Data Appendix Instructions

For the Data Appendix, you need to submit your data file(s) and a knitted HTML file showing the data being loaded into R.

Data file(s)

Your raw data file(s) should ideally be in CSV format (.csv). This means that the first row should be a comma-separated list of variable names, and the rest should be rows of data.

Excel data can easily be converted to .csv by using Save As or Export and choosing “comma separated values” as the format.

If your data is in another format, talk to your professor about converting the data or using a different R command for reading it in.

Making your R Markdown file

To get started looking at your data, you need to do three main steps:

Download the data (from the data source or website). Often you click a Download button or right-click and select Save As. Your data file should be named something like group-X-data.csv, so change the filename if necessary.
Upload the data to the RStudio file server. Once you have the data on your computer, log in to RStudio and look for the Upload button on the Files tab (lower right corner). Select the button and then browse to your data file.
Load the data into R. Once the data file is on the server, you can read it in to your R environment.

Loading the data

To get around file path issues, try the Import Dataset button on the Environment tab (top right corner) and navigate to the file on the server. Look at the preview. You may need to switch the radio button for Heading from No to Yes to get your variable names at the top of the columns. If the preview looks funny and you can’t figure out how to make it better, ask your professor.

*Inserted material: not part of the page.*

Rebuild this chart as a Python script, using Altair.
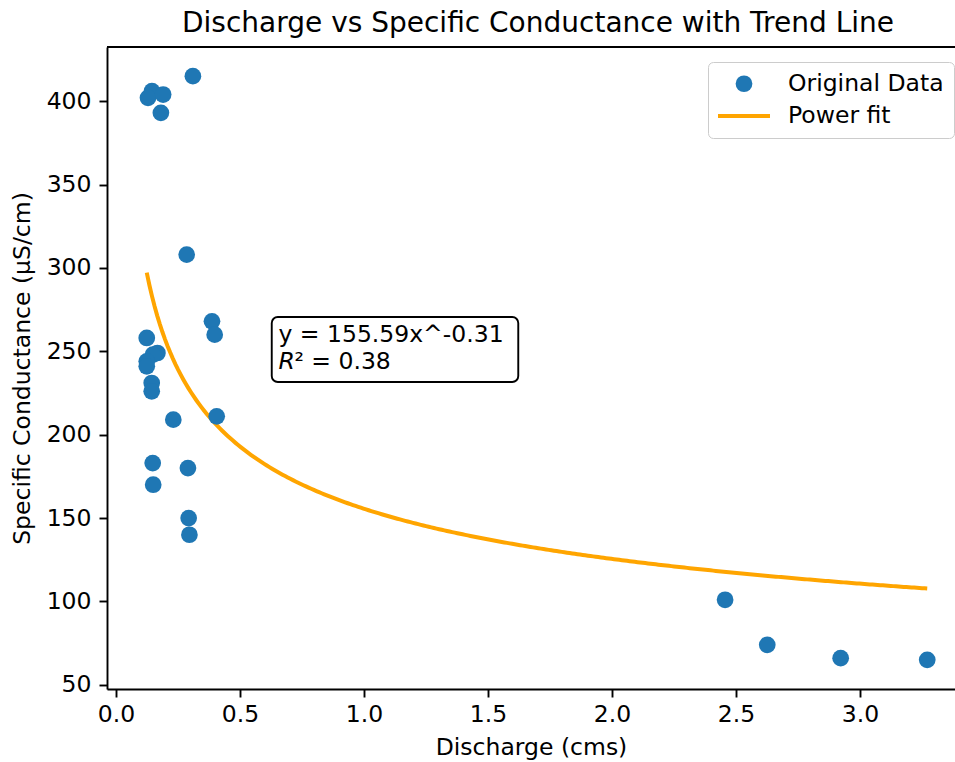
import altair as alt
import numpy as np
import pandas as pd

# ---- data ----
discharge = [0.310, 0.145, 0.129, 0.190, 0.181, 0.285, 0.387, 0.398, 0.124,
             0.167, 0.149, 0.124, 0.124, 0.144, 0.144, 0.231, 0.406, 0.148,
             0.290, 0.150, 0.293, 0.296, 2.456, 2.626, 2.922, 3.271]
conductance = [415, 406, 402, 404, 393, 308, 268, 260, 258,
               249, 248, 244, 241, 231, 226, 209, 211, 183,
               180, 170, 150, 140, 101, 74, 66, 65]
series_names = ["Original Data", "Power fit"]
fit_a = 155.59
fit_b = -0.31
r_squared = 0.38
x_ticks = [0.0, 0.5, 1.0, 1.5, 2.0, 2.5, 3.0]
y_ticks = [50, 100, 150, 200, 250, 300, 350, 400]

FONT = "DejaVu Sans"
W, H = 848, 642

pts = pd.DataFrame({"Discharge": discharge, "Conductance": conductance,
                    "series": series_names[0]})
xs = np.linspace(min(discharge), max(discharge), 300)
fit = pd.DataFrame({"Discharge": xs, "Conductance": fit_a * xs ** fit_b,
                    "series": series_names[1]})
ann_lines = pd.DataFrame({"Discharge": [0.655], "Conductance": [259.8],
                          "text": [f"y = {fit_a:.2f}x^{fit_b:.2f}"]})
ann_r = pd.DataFrame({"Discharge": [0.655], "Conductance": [243.6],
                      "r": ["R"], "rest": [f"\u00b2 = {r_squared:.2f}"]})
ann_box = pd.DataFrame({"x0": [0.628], "x1": [1.622], "y0": [231.6], "y1": [270.6]})

x_scale = alt.Scale(domain=[-0.0363, 3.383], nice=False, zero=False)
y_scale = alt.Scale(domain=[47.5, 432.5], nice=False, zero=False)

x_axis = alt.Axis(values=x_ticks, format=".1f", title="Discharge (cms)", grid=False,
                  tickSize=8, tickWidth=1.9, domainWidth=1.9, domainColor="black",
                  tickColor="black", labelColor="black", labelFontSize=23.5, labelFont=FONT,
                  labelPadding=5, titleFont=FONT, titleFontSize=23.5, titleFontWeight="normal",
                  titleColor="black", titlePadding=10, labelFlush=False)
y_axis = alt.Axis(values=y_ticks, format="d", title="Specific Conductance (\u00b5S/cm)",
                  grid=False, tickSize=8, tickWidth=1.9, domainWidth=1.9, domainColor="black",
                  tickColor="black", labelColor="black", labelFontSize=23.5, labelFont=FONT,
                  labelPadding=8, titleFont=FONT, titleFontSize=23.5, titleFontWeight="normal",
                  titleColor="black", titlePadding=12, labelFlush=False)

leg = alt.Legend(title=None, orient="none", legendX=601, legendY=15,
                 labelFont=FONT, labelFontSize=23.5, labelColor="black",
                 strokeColor="#cccccc", fillColor="white", cornerRadius=5, padding=10,
                 symbolStrokeWidth=4, symbolOpacity=1, symbolOffset=11, labelOffset=29,
                 rowPadding=-3)

color_range = ["#1f77b4", "#ffa500"]
legend_shapes = ["circle", "M-2,0L2,0"]

points = alt.Chart(pts).mark_point(filled=True, opacity=1, strokeWidth=0).encode(
    x=alt.X("Discharge:Q", scale=x_scale, axis=x_axis),
    y=alt.Y("Conductance:Q", scale=y_scale, axis=y_axis),
    fill=alt.Fill("series:N", scale=alt.Scale(domain=series_names, range=color_range), legend=leg),
    shape=alt.Shape("series:N", scale=alt.Scale(domain=series_names, range=legend_shapes), legend=leg),
    size=alt.Size("series:N", scale=alt.Scale(domain=series_names, range=[280, 676]), legend=leg),
)

line = alt.Chart(fit).mark_line(strokeWidth=4).encode(
    x=alt.X("Discharge:Q", scale=x_scale),
    y=alt.Y("Conductance:Q", scale=y_scale),
    stroke=alt.Stroke("series:N", scale=alt.Scale(domain=series_names, range=["transparent", "#ffa500"]), legend=leg),
    order="Discharge:Q",
)

box = alt.Chart(ann_box).mark_rect(fill="white", stroke="black", strokeWidth=1.9, cornerRadius=6).encode(
    x=alt.X("x0:Q", scale=x_scale), x2="x1:Q",
    y=alt.Y("y0:Q", scale=y_scale), y2="y1:Q",
)
ann1 = alt.Chart(ann_lines).mark_text(align="left", baseline="middle", font=FONT,
                                      fontSize=23.5, color="black").encode(
    x=alt.X("Discharge:Q", scale=x_scale), y=alt.Y("Conductance:Q", scale=y_scale), text="text:N")
ann2a = alt.Chart(ann_r).mark_text(align="left", baseline="middle", font=FONT, fontStyle="italic",
                                   fontSize=23.5, color="black").encode(
    x=alt.X("Discharge:Q", scale=x_scale), y=alt.Y("Conductance:Q", scale=y_scale), text="r:N")
ann2b = alt.Chart(ann_r).mark_text(align="left", baseline="middle", font=FONT, dx=16,
                                   fontSize=23.5, color="black").encode(
    x=alt.X("Discharge:Q", scale=x_scale), y=alt.Y("Conductance:Q", scale=y_scale), text="rest:N")

top_frame = alt.Chart(pts).mark_rule(color="black", strokeWidth=1.9).encode(
    x=alt.value(0), x2=alt.value(W), y=alt.value(0))

chart = alt.layer(top_frame, line, points, box, ann1, ann2a, ann2b).properties(
    width=W, height=H,
    title=alt.TitleParams("Discharge vs Specific Conductance with Trend Line", font=FONT,
                          fontSize=28, fontWeight="normal", color="black", anchor="middle",
                          dx=7, offset=8),
    autosize=alt.AutoSizeParams(type="none"),
    padding={"left": 107, "top": 47, "right": 0, "bottom": 73},
).configure_view(stroke=None).configure(background="white")

chart.save("out.html", embed_options={"renderer": "svg", "actions": False})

Once you’ve used the button, some code will appear in your Console. You can copy-paste this into the top of your R Markdown document to load the data there.

The Import Dataset button may use the function read.csv() by default. This is base R syntax, and is falling out of favor. A better function is from the tidyverse package readr and is called read_csv(). You can leave the filepath the way it is and just change the . to a _ in your code.

library(readr)
movies <- read_csv("~/SDS220/www/data/movies2.csv")

Initial data exploration

For the Data Appendix submission, you need to at least run str() on your dataset and look at the format of each variable.

str(movies)

You should also try to do some initial summary statistics about your response variable and your most important explanatory variables.

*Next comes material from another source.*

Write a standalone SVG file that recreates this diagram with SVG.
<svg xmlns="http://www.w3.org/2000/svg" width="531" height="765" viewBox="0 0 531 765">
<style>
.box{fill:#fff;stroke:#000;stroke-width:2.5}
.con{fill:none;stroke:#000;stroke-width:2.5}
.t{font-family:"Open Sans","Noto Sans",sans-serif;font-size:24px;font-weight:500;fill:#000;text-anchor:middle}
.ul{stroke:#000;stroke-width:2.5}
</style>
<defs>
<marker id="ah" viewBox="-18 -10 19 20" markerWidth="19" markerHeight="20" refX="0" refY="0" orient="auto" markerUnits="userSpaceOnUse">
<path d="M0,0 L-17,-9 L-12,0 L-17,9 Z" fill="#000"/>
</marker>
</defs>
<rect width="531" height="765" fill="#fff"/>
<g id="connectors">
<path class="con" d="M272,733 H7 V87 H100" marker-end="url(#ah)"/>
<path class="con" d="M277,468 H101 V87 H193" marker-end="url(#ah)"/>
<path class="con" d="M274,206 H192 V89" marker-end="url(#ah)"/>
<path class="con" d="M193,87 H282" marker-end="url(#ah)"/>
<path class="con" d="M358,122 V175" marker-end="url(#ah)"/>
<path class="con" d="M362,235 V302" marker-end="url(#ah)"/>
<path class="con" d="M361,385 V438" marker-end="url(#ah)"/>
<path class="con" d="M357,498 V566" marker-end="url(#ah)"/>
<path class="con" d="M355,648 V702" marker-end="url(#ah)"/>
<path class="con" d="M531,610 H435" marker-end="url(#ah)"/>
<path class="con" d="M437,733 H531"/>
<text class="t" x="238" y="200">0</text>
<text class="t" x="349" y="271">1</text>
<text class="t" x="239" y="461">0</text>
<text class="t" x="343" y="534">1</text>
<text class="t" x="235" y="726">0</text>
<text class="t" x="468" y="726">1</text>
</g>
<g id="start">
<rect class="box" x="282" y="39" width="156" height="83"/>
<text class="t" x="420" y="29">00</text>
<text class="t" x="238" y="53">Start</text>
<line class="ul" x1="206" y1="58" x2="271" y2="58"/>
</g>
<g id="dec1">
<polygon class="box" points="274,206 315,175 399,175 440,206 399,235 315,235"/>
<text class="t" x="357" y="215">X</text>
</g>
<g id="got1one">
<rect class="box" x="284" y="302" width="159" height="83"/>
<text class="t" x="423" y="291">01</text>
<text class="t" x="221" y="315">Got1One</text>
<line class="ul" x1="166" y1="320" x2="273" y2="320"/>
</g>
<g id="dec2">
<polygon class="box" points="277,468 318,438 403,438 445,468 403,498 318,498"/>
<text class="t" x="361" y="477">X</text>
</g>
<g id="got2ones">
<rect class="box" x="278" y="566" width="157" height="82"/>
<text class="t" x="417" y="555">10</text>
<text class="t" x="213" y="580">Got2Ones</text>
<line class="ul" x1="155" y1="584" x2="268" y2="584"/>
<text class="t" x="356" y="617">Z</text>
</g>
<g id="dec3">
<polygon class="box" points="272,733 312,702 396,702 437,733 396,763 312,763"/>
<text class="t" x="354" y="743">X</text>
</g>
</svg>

For numeric variables, something like

favstats(~duration, data=movies)

movies %>% 
  summarize(mean=mean(duration), sd=sd(duration))

For categorical variables, perhaps

tally(~color, data=movies)

movies %>%
  group_by(color) %>%
  summarize(n=n())

For each variable, consider whether the distribution makes sense.

Most pressing data cleaning issues

Bulleted list of the issues you need to deal with before you can work with the data. Do you need to join files? Mutate your dataset to create a new variable? Clean up a variable that has 0s where it needs NAs? Write these out.